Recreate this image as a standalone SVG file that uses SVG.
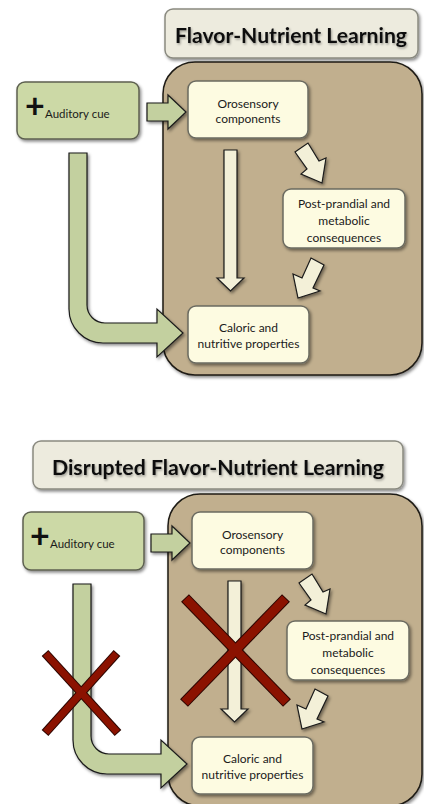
<svg xmlns="http://www.w3.org/2000/svg" width="424" height="804" viewBox="0 0 424 804">
<defs>
<filter id="sh" x="-20%" y="-20%" width="150%" height="160%">
<feDropShadow dx="1.5" dy="2" stdDeviation="1.5" flood-color="#000" flood-opacity="0.45"/>
</filter>
<filter id="tsh" x="-10%" y="-30%" width="120%" height="170%">
<feDropShadow dx="1" dy="1.5" stdDeviation="1" flood-color="#000" flood-opacity="0.35"/>
</filter>
<style>
.title{fill:#EDEBDE;stroke:#8a8a80;stroke-width:1.5}
.ttext{font-family:Lato,"Open Sans","Liberation Sans",sans-serif;font-weight:bold;font-size:21px;fill:#111;text-anchor:middle}
.panel{fill:#C1AF8E;stroke:#1e1a14;stroke-width:1.5}
.cue{fill:#CCD9A6;stroke:#5d6050;stroke-width:1.5}
.node{fill:#FDFBE1;stroke:#6b6b60;stroke-width:1.5}
.lbl{font-family:Lato,"Open Sans","Liberation Sans",sans-serif;font-size:12px;fill:#1a1a1a;text-anchor:middle}
.cuetxt{font-family:Lato,"Open Sans","Liberation Sans",sans-serif;font-size:11.5px;fill:#1a1a1a}
.plus{font-family:Lato,"Open Sans","Liberation Sans",sans-serif;font-size:34px;font-weight:bold;fill:#111}
.garrow{fill:#C3D09F;stroke:#1a1a1a;stroke-width:1.2;stroke-linejoin:miter}
.carrow{fill:#F3F0D8;stroke:#1a1a1a;stroke-width:1.2;stroke-linejoin:miter}
.xo{stroke:#2a0500;stroke-width:11;stroke-linecap:butt;fill:none}
.xi{stroke:#8B1200;stroke-width:9;stroke-linecap:butt;fill:none}
.xo2{stroke:#2a0500;stroke-width:9;stroke-linecap:butt;fill:none}
.xi2{stroke:#8B1200;stroke-width:7;stroke-linecap:butt;fill:none}
</style>
</defs>

<!-- TOP PANEL -->
<g id="title-top" filter="url(#sh)">
<rect class="title" x="165" y="9" width="253" height="49" rx="8"/>
</g>
<text class="ttext" x="291" y="43" textLength="232" lengthAdjust="spacingAndGlyphs" filter="url(#tsh)">Flavor-Nutrient Learning</text>

<g id="panel-top" filter="url(#sh)">
<rect class="panel" x="163" y="62" width="259" height="313" rx="32"/>
</g>

<g id="connectors-top">
<path class="garrow" filter="url(#sh)" d="M69 153 L87 153 L87 305 A18 18 0 0 0 105 323 L157 323 L157 309 L183 333 L157 357 L157 343 L103 343 A34 34 0 0 1 69 309 Z"/>
<path class="garrow" filter="url(#sh)" d="M147 103 L168 103 L168 95 L186 112 L168 129 L168 121 L147 121 Z"/>
<path class="carrow" filter="url(#sh)" d="M224 150 L237 150 L237 278 L244 278 L230.5 291 L217 278 L224 278 Z"/>
<path class="carrow" filter="url(#sh)" d="M295 152 L308 143 L319 161 L326 158 L322 183 L301 174 L307 169 Z"/>
<path class="carrow" filter="url(#sh)" d="M311 258 L324 265 L313 288 L320 291 L298 298 L293 274 L302 278 Z"/>
</g>

<g id="cue-top">
<rect class="cue" x="17" y="82" width="122" height="57" rx="8" filter="url(#sh)"/>
<text class="plus" x="25" y="118">+</text>
<text class="cuetxt" x="45" y="118">Auditory cue</text>
</g>

<g id="oro-top">
<rect class="node" x="188" y="81" width="120" height="57" rx="8" filter="url(#sh)"/>
<text class="lbl" x="248" y="108">Orosensory</text>
<text class="lbl" x="248" y="123">components</text>
</g>

<g id="post-top">
<rect class="node" x="283" y="189" width="122" height="59" rx="8" filter="url(#sh)"/>
<text class="lbl" x="344" y="208">Post-prandial and</text>
<text class="lbl" x="344" y="225">metabolic</text>
<text class="lbl" x="344" y="242">consequences</text>
</g>

<g id="cal-top">
<rect class="node" x="188" y="306" width="121" height="57" rx="8" filter="url(#sh)"/>
<text class="lbl" x="248.5" y="332">Caloric and</text>
<text class="lbl" x="248.5" y="348">nutritive properties</text>
</g>

<!-- BOTTOM PANEL -->
<g id="title-bottom" filter="url(#sh)">
<rect class="title" x="33" y="441" width="370" height="48" rx="8"/>
</g>
<text class="ttext" x="218" y="475" textLength="332" lengthAdjust="spacingAndGlyphs" filter="url(#tsh)">Disrupted Flavor-Nutrient Learning</text>

<g id="panel-bottom" filter="url(#sh)">
<rect class="panel" x="168" y="494" width="254" height="312" rx="32"/>
</g>

<g id="connectors-bottom" transform="translate(4,431)">
<path class="garrow" filter="url(#sh)" d="M69 153 L87 153 L87 305 A18 18 0 0 0 105 323 L157 323 L157 309 L183 333 L157 357 L157 343 L103 343 A34 34 0 0 1 69 309 Z"/>
<path class="garrow" filter="url(#sh)" d="M147 103 L168 103 L168 95 L186 112 L168 129 L168 121 L147 121 Z"/>
<path class="carrow" filter="url(#sh)" d="M224 150 L237 150 L237 278 L244 278 L230.5 291 L217 278 L224 278 Z"/>
<path class="carrow" filter="url(#sh)" d="M295 152 L308 143 L319 161 L326 158 L322 183 L301 174 L307 169 Z"/>
<path class="carrow" filter="url(#sh)" d="M311 258 L324 265 L313 288 L320 291 L298 298 L293 274 L302 278 Z"/>
</g>

<g id="cue-bottom">
<rect class="cue" x="23" y="512" width="121" height="58" rx="8" filter="url(#sh)"/>
<text class="plus" x="30" y="548">+</text>
<text class="cuetxt" x="50" y="548">Auditory cue</text>
</g>

<g id="oro-bottom">
<rect class="node" x="192" y="512" width="121" height="57" rx="8" filter="url(#sh)"/>
<text class="lbl" x="252.5" y="539">Orosensory</text>
<text class="lbl" x="252.5" y="554">components</text>
</g>

<g id="post-bottom">
<rect class="node" x="287" y="621" width="122" height="59" rx="8" filter="url(#sh)"/>
<text class="lbl" x="348" y="640">Post-prandial and</text>
<text class="lbl" x="348" y="657">metabolic</text>
<text class="lbl" x="348" y="674">consequences</text>
</g>

<g id="cal-bottom">
<rect class="node" x="192" y="737" width="121" height="57" rx="8" filter="url(#sh)"/>
<text class="lbl" x="252.5" y="763">Caloric and</text>
<text class="lbl" x="252.5" y="779">nutritive properties</text>
</g>

<g id="crosses">
<line class="xo" x1="185" y1="598" x2="287" y2="703"/>
<line class="xo" x1="286" y1="598" x2="184" y2="703"/>
<line class="xi" x1="185.7" y1="598.7" x2="286.3" y2="702.3"/>
<line class="xi" x1="285.3" y1="598.7" x2="184.7" y2="702.3"/>
<line class="xo2" x1="45" y1="653" x2="118" y2="733"/>
<line class="xo2" x1="117" y1="653" x2="45" y2="733"/>
<line class="xi2" x1="45.7" y1="653.7" x2="117.3" y2="732.3"/>
<line class="xi2" x1="116.3" y1="653.7" x2="45.7" y2="732.3"/>
</g>
</svg>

TASK DESCRIPTION — Leave out the pictures and print every line of the data exactly.

FULL ANSWER —
Recreate this image as a standalone SVG file that uses SVG.
<svg xmlns="http://www.w3.org/2000/svg" width="424" height="804" viewBox="0 0 424 804">
<defs>
<filter id="sh" x="-20%" y="-20%" width="150%" height="160%">
<feDropShadow dx="1.5" dy="2" stdDeviation="1.5" flood-color="#000" flood-opacity="0.45"/>
</filter>
<filter id="tsh" x="-10%" y="-30%" width="120%" height="170%">
<feDropShadow dx="1" dy="1.5" stdDeviation="1" flood-color="#000" flood-opacity="0.35"/>
</filter>
<style>
.title{fill:#EDEBDE;stroke:#8a8a80;stroke-width:1.5}
.ttext{font-family:Lato,"Open Sans","Liberation Sans",sans-serif;font-weight:bold;font-size:21px;fill:#111;text-anchor:middle}
.panel{fill:#C1AF8E;stroke:#1e1a14;stroke-width:1.5}
.cue{fill:#CCD9A6;stroke:#5d6050;stroke-width:1.5}
.node{fill:#FDFBE1;stroke:#6b6b60;stroke-width:1.5}
.lbl{font-family:Lato,"Open Sans","Liberation Sans",sans-serif;font-size:12px;fill:#1a1a1a;text-anchor:middle}
.cuetxt{font-family:Lato,"Open Sans","Liberation Sans",sans-serif;font-size:11.5px;fill:#1a1a1a}
.plus{font-family:Lato,"Open Sans","Liberation Sans",sans-serif;font-size:34px;font-weight:bold;fill:#111}
.garrow{fill:#C3D09F;stroke:#1a1a1a;stroke-width:1.2;stroke-linejoin:miter}
.carrow{fill:#F3F0D8;stroke:#1a1a1a;stroke-width:1.2;stroke-linejoin:miter}
.xo{stroke:#2a0500;stroke-width:11;stroke-linecap:butt;fill:none}
.xi{stroke:#8B1200;stroke-width:9;stroke-linecap:butt;fill:none}
.xo2{stroke:#2a0500;stroke-width:9;stroke-linecap:butt;fill:none}
.xi2{stroke:#8B1200;stroke-width:7;stroke-linecap:butt;fill:none}
</style>
</defs>

<!-- TOP PANEL -->
<g id="title-top" filter="url(#sh)">
<rect class="title" x="165" y="9" width="253" height="49" rx="8"/>
</g>
<text class="ttext" x="291" y="43" textLength="232" lengthAdjust="spacingAndGlyphs" filter="url(#tsh)">Flavor-Nutrient Learning</text>

<g id="panel-top" filter="url(#sh)">
<rect class="panel" x="163" y="62" width="259" height="313" rx="32"/>
</g>

<g id="connectors-top">
<path class="garrow" filter="url(#sh)" d="M69 153 L87 153 L87 305 A18 18 0 0 0 105 323 L157 323 L157 309 L183 333 L157 357 L157 343 L103 343 A34 34 0 0 1 69 309 Z"/>
<path class="garrow" filter="url(#sh)" d="M147 103 L168 103 L168 95 L186 112 L168 129 L168 121 L147 121 Z"/>
<path class="carrow" filter="url(#sh)" d="M224 150 L237 150 L237 278 L244 278 L230.5 291 L217 278 L224 278 Z"/>
<path class="carrow" filter="url(#sh)" d="M295 152 L308 143 L319 161 L326 158 L322 183 L301 174 L307 169 Z"/>
<path class="carrow" filter="url(#sh)" d="M311 258 L324 265 L313 288 L320 291 L298 298 L293 274 L302 278 Z"/>
</g>

<g id="cue-top">
<rect class="cue" x="17" y="82" width="122" height="57" rx="8" filter="url(#sh)"/>
<text class="plus" x="25" y="118">+</text>
<text class="cuetxt" x="45" y="118">Auditory cue</text>
</g>

<g id="oro-top">
<rect class="node" x="188" y="81" width="120" height="57" rx="8" filter="url(#sh)"/>
<text class="lbl" x="248" y="108">Orosensory</text>
<text class="lbl" x="248" y="123">components</text>
</g>

<g id="post-top">
<rect class="node" x="283" y="189" width="122" height="59" rx="8" filter="url(#sh)"/>
<text class="lbl" x="344" y="208">Post-prandial and</text>
<text class="lbl" x="344" y="225">metabolic</text>
<text class="lbl" x="344" y="242">consequences</text>
</g>

<g id="cal-top">
<rect class="node" x="188" y="306" width="121" height="57" rx="8" filter="url(#sh)"/>
<text class="lbl" x="248.5" y="332">Caloric and</text>
<text class="lbl" x="248.5" y="348">nutritive properties</text>
</g>

<!-- BOTTOM PANEL -->
<g id="title-bottom" filter="url(#sh)">
<rect class="title" x="33" y="441" width="370" height="48" rx="8"/>
</g>
<text class="ttext" x="218" y="475" textLength="332" lengthAdjust="spacingAndGlyphs" filter="url(#tsh)">Disrupted Flavor-Nutrient Learning</text>

<g id="panel-bottom" filter="url(#sh)">
<rect class="panel" x="168" y="494" width="254" height="312" rx="32"/>
</g>

<g id="connectors-bottom" transform="translate(4,431)">
<path class="garrow" filter="url(#sh)" d="M69 153 L87 153 L87 305 A18 18 0 0 0 105 323 L157 323 L157 309 L183 333 L157 357 L157 343 L103 343 A34 34 0 0 1 69 309 Z"/>
<path class="garrow" filter="url(#sh)" d="M147 103 L168 103 L168 95 L186 112 L168 129 L168 121 L147 121 Z"/>
<path class="carrow" filter="url(#sh)" d="M224 150 L237 150 L237 278 L244 278 L230.5 291 L217 278 L224 278 Z"/>
<path class="carrow" filter="url(#sh)" d="M295 152 L308 143 L319 161 L326 158 L322 183 L301 174 L307 169 Z"/>
<path class="carrow" filter="url(#sh)" d="M311 258 L324 265 L313 288 L320 291 L298 298 L293 274 L302 278 Z"/>
</g>

<g id="cue-bottom">
<rect class="cue" x="23" y="512" width="121" height="58" rx="8" filter="url(#sh)"/>
<text class="plus" x="30" y="548">+</text>
<text class="cuetxt" x="50" y="548">Auditory cue</text>
</g>

<g id="oro-bottom">
<rect class="node" x="192" y="512" width="121" height="57" rx="8" filter="url(#sh)"/>
<text class="lbl" x="252.5" y="539">Orosensory</text>
<text class="lbl" x="252.5" y="554">components</text>
</g>

<g id="post-bottom">
<rect class="node" x="287" y="621" width="122" height="59" rx="8" filter="url(#sh)"/>
<text class="lbl" x="348" y="640">Post-prandial and</text>
<text class="lbl" x="348" y="657">metabolic</text>
<text class="lbl" x="348" y="674">consequences</text>
</g>

<g id="cal-bottom">
<rect class="node" x="192" y="737" width="121" height="57" rx="8" filter="url(#sh)"/>
<text class="lbl" x="252.5" y="763">Caloric and</text>
<text class="lbl" x="252.5" y="779">nutritive properties</text>
</g>

<g id="crosses">
<line class="xo" x1="185" y1="598" x2="287" y2="703"/>
<line class="xo" x1="286" y1="598" x2="184" y2="703"/>
<line class="xi" x1="185.7" y1="598.7" x2="286.3" y2="702.3"/>
<line class="xi" x1="285.3" y1="598.7" x2="184.7" y2="702.3"/>
<line class="xo2" x1="45" y1="653" x2="118" y2="733"/>
<line class="xo2" x1="117" y1="653" x2="45" y2="733"/>
<line class="xi2" x1="45.7" y1="653.7" x2="117.3" y2="732.3"/>
<line class="xi2" x1="116.3" y1="653.7" x2="45.7" y2="732.3"/>
</g>
</svg>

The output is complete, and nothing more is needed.